Kasey Kahne's No. 5 Chevy had been strong all night and got a run to Busch's outside on that start. Busch tried everything to stay even with him, seeing the prized Darlington trophy slipping away. So after trying several times to clear Kahne, Busch dived hard into Turn 1 - too hard. The No. 18 Wrigley's Doublemint Toyota slid up the hill and appeared to hit Kahne's left-rear quarter panel. Already next to the wall and running on the fast, ragged edge, the Time-Warner Cable Chevy stepped out and made hard contact with The Lady in Black's vintage red and white wall. Busch reclaimed the lead, Kahne pretty much stopped on the track, the yellow flew, and Kahne's chance at winning was gone. The replays seemed to show that Busch did not actually hit Kahne - that maybe the air he pushed was enough to knock Kahne loose. Regardless, his over-driving the corner took Kahne out of contention, which is an automatic loss in the court of public opinion, when the aggressor is a fan villain like Busch and the victim is popular like Kahne. The final restart on lap 338 sealed Busch's fate, as Kenseth ended up passing him 16 laps after the green flag.

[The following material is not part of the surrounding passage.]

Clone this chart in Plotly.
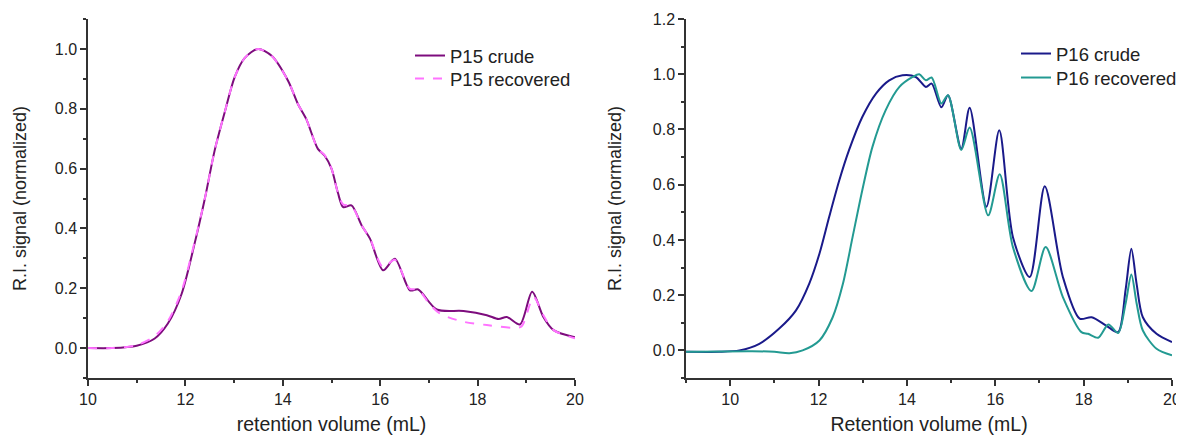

Busch's car got extremely tight and had a slow leak in the right-front tire at the end. He finished 6th. Kenseth, instead, took his 3rd win of the season, and Kahne was not exactly pleased.
For those with goldfish-like memories, Busch got into Kahne at Talladega and caused a big wreck early in the race. The two made contact at Daytona as well. Those are racing deals, as they say. But Kahne obviously had enough, especially as he nearly had his first Darlington win in hand. He never confronted Busch, but one can bet he won't give him much room anytime soon. Kahne complained that Busch should not have over-driven the corner - that he should have expected to possibly wreck him if he made that move. Kahne should feel that way. He lost. And he has been on the wrong end of Busch's mistakes three times in this early season. A racer friend of mine told me recently that he goes by the "three strikes and you're out" rule with other drivers. Kahne has every reason to return the favor to Busch sometime soon, though he says he doesn't plan to wreck him.
But fans and commentators should not fault Busch on going for the win. That is what they want to see, right? This doesn't mean that drivers should over-shoot every corner for every position or wreck each other all the time. But it does mean that drivers should take risks like Busch did - risks that they disagree about. The saltiness that today's racing often lacks is the idea that contact is okay sometimes, especially between the lead drivers with less than 30 laps to go in NASCAR's oldest crown jewel races at one of its grittiest, gnarliest, most difficult tracks.
The boo birds will drop M&M-colored excrement on Busch's shoulders at Charlotte and that's fine, too. But consider how you would feel if that was your driver going for the win Saturday night. You probably would want them to make the same move, save wrecking who they were trying to pass. Donnie Allison and Cale Yarborough fans still disagree about who should have given and taken at the end of the 1979 Daytona 500. It ended up one of NASCAR's greatest finishes. And the late race drama at Darlington turned a Saturday night sponsor parade into a bullring battle. There were worn out drivers, hurt feelings, disgust, a few tempers, and a winning driver (Kenseth) who said this his Southern 500 was the biggest win of his storied career. That's racin'.